Self-driving cars may be more likely to hit you if you have dark skin - ozdave
https://www.technologyreview.com/the-download/613064/self-driving-cars-are-coming-but-accidents-may-not-be-evenly-distributed
======
uberman
The article is very thin on details. It serves mostly to point to an abstract
for a research paper :
[https://arxiv.org/abs/1902.11097](https://arxiv.org/abs/1902.11097)

The abstract is unfortunately also very light on detail.

It appears as though the researchers trained a number of classification
systems using static images of pedestrians noting skin color and observed that
darker skin tones resulted in mis-classification more often than for lighter
skin tones. The original article then sensationalizes this suggesting that
means self driving cars are more likely to kill darker skinned people.

I believe there are a number of problems here.

Fist, the skin tone bias in image training data sets is well documented. The
abstract it self says such bias motivated their research. The conclusion that
pedestrians with darker skin tones were mis-classified more often should not
really come as a surprise given that these training sets have historically
resulted in this type of mis-classification.

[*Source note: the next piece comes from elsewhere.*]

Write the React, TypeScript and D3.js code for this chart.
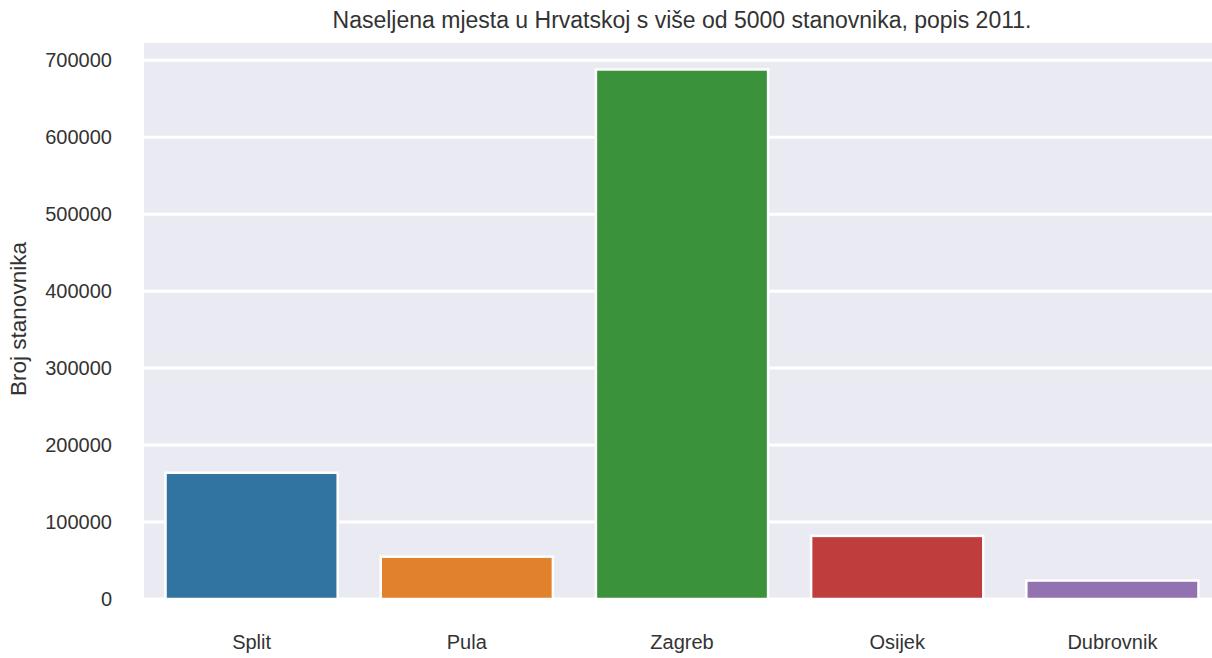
import React from "react";
import * as d3 from "d3";

const cities = ["Split", "Pula", "Zagreb", "Osijek", "Dubrovnik"];
const population = [164000, 55000, 688000, 82000, 24000];
const colors = ["#3274a1", "#e1812c", "#3a923a", "#c03d3e", "#9372b2"];
const yTicks = [0, 100000, 200000, 300000, 400000, 500000, 600000, 700000];
const title = "Naseljena mjesta u Hrvatskoj s više od 5000 stanovnika, popis 2011.";
const yLabel = "Broj stanovnika";

export default function App() {
  const W = 1212, H = 658;
  const left = 144, right = 1220, top = 43, bottom = 599;
  const x = d3.scaleBand<string>().domain(cities).range([left, right]).padding(0);
  const yMax = (d3.max(population) as number) * 1.05;
  const y = d3.scaleLinear().domain([0, yMax]).range([bottom, top]);
  const bw = x.bandwidth() * 0.8;
  const font = "'Liberation Sans', Arial, sans-serif";
  return (
    <svg width={W} height={H} style={{ position: "absolute", left: 0, top: 0 }} fontFamily={font}>
      <rect x={0} y={0} width={W} height={H} fill="#fff" />
      <rect x={left} y={top} width={right - left} height={bottom - top} fill="#eaeaf2" />
      {yTicks.map((t) => (
        <line key={t} x1={left} x2={right} y1={y(t)} y2={y(t)} stroke="#fff" strokeWidth={3} />
      ))}
      {cities.map((c, i) => (
        <rect
          key={c}
          x={(x(c) as number) + (x.bandwidth() - bw) / 2}
          y={y(population[i])}
          width={bw}
          height={y(0) - y(population[i])}
          fill={colors[i]}
          stroke="#fff"
          strokeWidth={2.5}
        />
      ))}
      {yTicks.map((t) => (
        <text key={t} x={112} y={y(t)} dy="0.35em" textAnchor="end" fontSize={20} fill="#333">
          {t}
        </text>
      ))}
      {cities.map((c) => (
        <text key={c} x={(x(c) as number) + x.bandwidth() / 2} y={642} dy="0.35em" textAnchor="middle" fontSize={20} fill="#333">
          {c}
        </text>
      ))}
      <text x={(left + right) / 2} y={20} dy="0.35em" textAnchor="middle" fontSize={23} fill="#333">
        {title}
      </text>
      <text transform={`translate(18, 319) rotate(-90)`} dy="0.35em" textAnchor="middle" fontSize={22.5} fill="#333">
        {yLabel}
      </text>
    </svg>
  );
}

Second, pedestrian detection is not done (typically) using cameras but with
LIDAR. LIDAR has no notion of skin tone. Cameras are more traditionally used
for lane departure and blind spot checking. See : [https://www.quora.com/How-
do-self-driving-cars-see-in-the-da...](https://www.quora.com/How-do-self-
driving-cars-see-in-the-dark)

In my opinion there there is quite a large gap between noting the impact of
biases in training data applied to static images of pedestrians and a
sensationalized conclusion that "Self-driving cars may be more likely to hit
you if you have dark skin"

------
towaway1138
To the degree that this is actually so, it's likely that human-driven cars
have the same problem. The main difference is that it will be reasonably easy
to permanently fix the issue with the former.